Só relembrando, o filme original se passa nos anos setenta e acompanha um grupo de cineastas independentes que alugam um chalé em uma fazenda de um casal de idosos. A missão do grupo é clandestina: filmar secretamente um filme pornográfico estrelando Maxine Minx (a bela Mia Goth), escondido dos donos da propriedade. Não demora para a coisa degringolar e todos do grupo começarem a ser abatidos um-por-um pela personagem-título desta sequência (também interpretada por Goth), a idosa dona da fazenda, que almeja sentir novamente seu auge sexual da juventude. X: A Marca da Morte é distintamente estiloso e esperto, onde seu realizador, o ótimo Ti West (também o diretor aqui), brinca com a ideia de que seu filme acredita na liberação sexual, mas ao mesmo tempo espera que seu público se sinta enojado com a ideia de pessoas idosas como criaturas sexuais.

Mia Goth em PEARL (2022)

Pearl é ambientado no ano de 1918, no final da Primeira Guerra Mundial e durante a mortal epidemia de gripe que matou mais de 600 mil pessoas somente nos EUA. Então, como aconteceu conosco mais de cem anos depois, o pessoal da época ficava em casa, com medo de interagir com outras pessoas e usando máscaras para se proteger da infecção. Pearl (interpretada novamente por Goth), é uma jovem cujo marido está servindo seu país em terras distantes. Ela convive com Ruth (Tandi Wright), sua mãe opressiva e insuportável, e seu pai inválido (Matthew Sunderland), na fazenda da família. Pearl sonha, como tantas outras garotas do interior, em deixar sua vida isolada e pouco relevante para trás. Ela acha que pode ser uma dançarina, e começa a se preparar para um teste em um espetáculo musical da igreja, que poderia tirá-la da prisão familiar e levá-la ao mundo do show business.

Pearl é uma criatura de desejos apaixonados e fúria silenciosa. Sua libido está à flor da pele e sem via de escape, ao ponto de que os espantalhos do local se tornem seus brinquedinhos. E ainda que ela converse com os vários animais da fazenda como se fossem seus melhores amigos, como num conto de fadas da Disney, ela também os mata sem cerimônia nenhuma, usando-os para alimentar o crocodilo que ela guarda no lago atrás de sua casa.

Em Pearl, West e Goth (que também co-escreve o roteiro), traçam um desconfortável paralelo entre a repressão romantizada tão comum nos melodramas de Hollywood, e a ativação gradual de uma serial killer.
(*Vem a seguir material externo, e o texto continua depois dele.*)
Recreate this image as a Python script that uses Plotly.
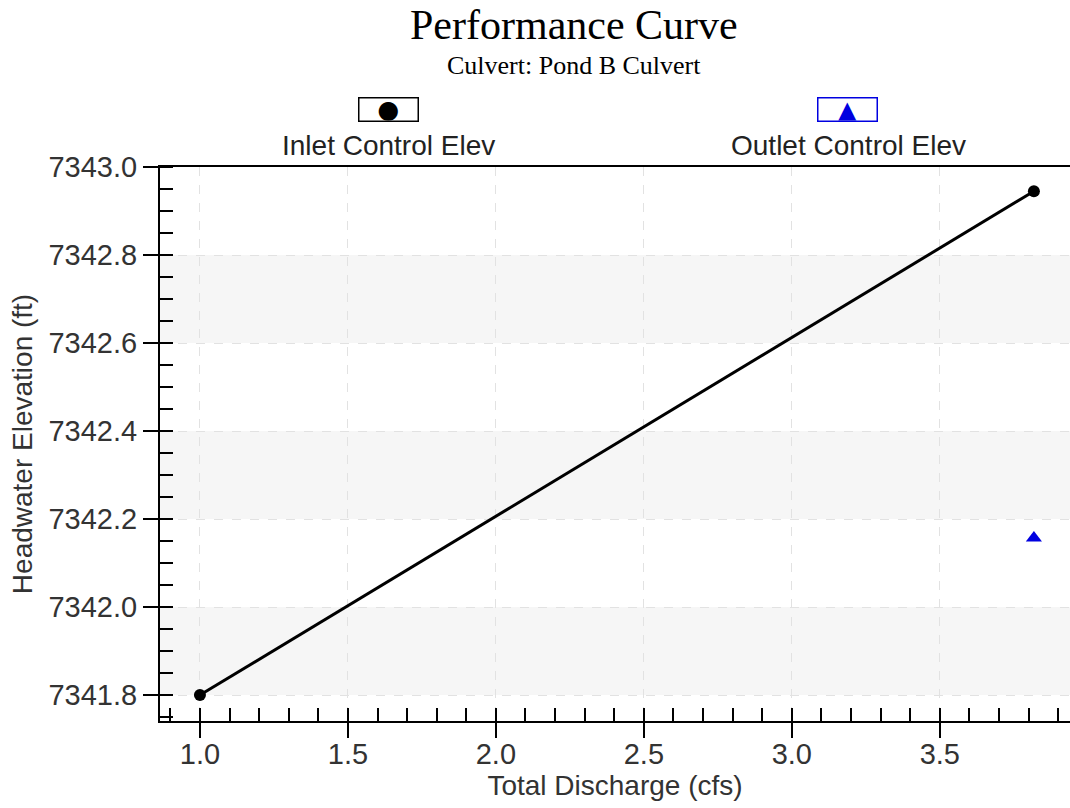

Trata-se de uma conexão que permeia cada cena e cada tomada do filme, sempre de maneira eficiente. A fotografia exageradamente colorida e exuberante de Eliot Rockett (também de X), dá à violência brutal de Pearl uma atraente estética Technicolor. É realmente notável o que West e Rockett alcançam em termos de fotografia tanto em X quanto em Pearl.

West e Goth não estão meramente tentando explicar as motivações de Pearl; eles estão na verdade criticando uma indústria do entretenimento que vende o sexo sob o disfarce da salubridade. O filmes de dança que Pearl assiste no cinema local são pouco mais que uma desculpa para mostrar pernas, e quando ela conhece o bonitão projecionista da sala (David Corenswet), ele apresenta a ela o submundo dos primórdios da pornografia, despindo a fachada de moralidade que ainda segurava os ímpetos da protagonista.
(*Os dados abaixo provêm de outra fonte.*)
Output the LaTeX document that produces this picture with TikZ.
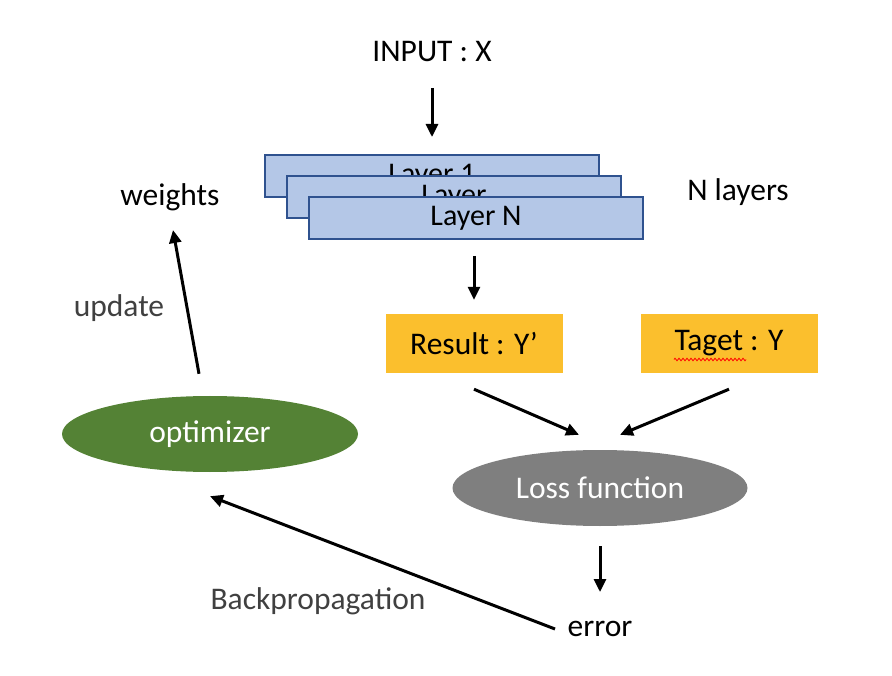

Goth interpreta Pearl com, à princípio, uma impressionante quantidade de restrições. Ela está tentando, genuinamente tentando, ser a pessoa que sua mãe quer que ela seja. A pessoa que seu marido quer que ela seja. A pessoa que os filmes querem que ela seja. Mas em uma cena pivotal gloriosamente executada, uma discussão entre Pearl e sua mãe escala até algo que não pode ser desfeito, deixando a protagonista com apenas uma opção: se comprometer completamente à sua carreira no show business, e também cometer vários assassinatos no caminho.
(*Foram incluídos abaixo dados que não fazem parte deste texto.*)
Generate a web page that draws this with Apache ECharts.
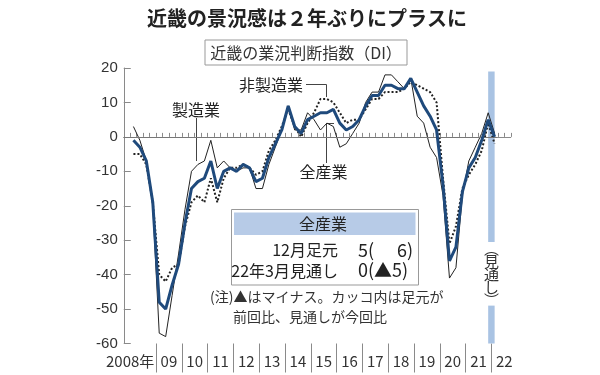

Pearl é um filme genuinamente assustador, e ainda que seja West quem inegavelmente prepara a ação, é Goth quem performa as verdadeiras maravilhas. Seu retrato da protagonista é dolorosamente triste e chocante, culminando em um dos melhores monólogos do horror moderno rodado em apenas um longo e implacável take. Uma outra cena provavelmente ficará na cabeça do espectador quando os créditos começarem a subir. Vocês saberão de qual cena estou falando.

O filme já funcionaria bem sozinho, mas assistido em conjunto com X — onde vemos o destino de Pearl 50 anos depois — Pearl acrescenta pungência à saga de maneira geral. Os sonhos de Pearl de deixar a fazenda foram, claramente, permanentemente arruinados por sua compulsão homicida e sua necessidade de permanecer em isolamento. E os paralelos entre as ambições de Maxine e liberação sexual, e a própria jornada fracassada de Pearl, fazem com que X funcione em níveis mais honestos e trágicos do que quando assistido sozinho. A sexualidade que parecia desesperada para evocar gritos imaturos de terror em X, agora parecem menos com um mero preconceito de idade equivocado, e mais como a culminação natural de uma longa existência vivida em um perpétuo estado de anseio por prazer carnal, moral ou imoral, incessante, até o fim.

Pearl não é apenas um ótimo filme; ele retroativamente faz de seu predecessor um filme ainda melhor. Trata-se de um drama de horror surpreendentemente reflexivo e triste, com cenas, tomadas e performances que farão com que o público fique em dúvida se deve rir, chorar ou se encolher em tensão aterrorizante. Ou fazer as três coisas juntas.

Avaliação: 3.5 de 5.

Pearl estreia nos cinemas americanos no dia 16 de setembro com distribuição da A24, e ainda não possui data de lançamento oficial em teritório brasileiro.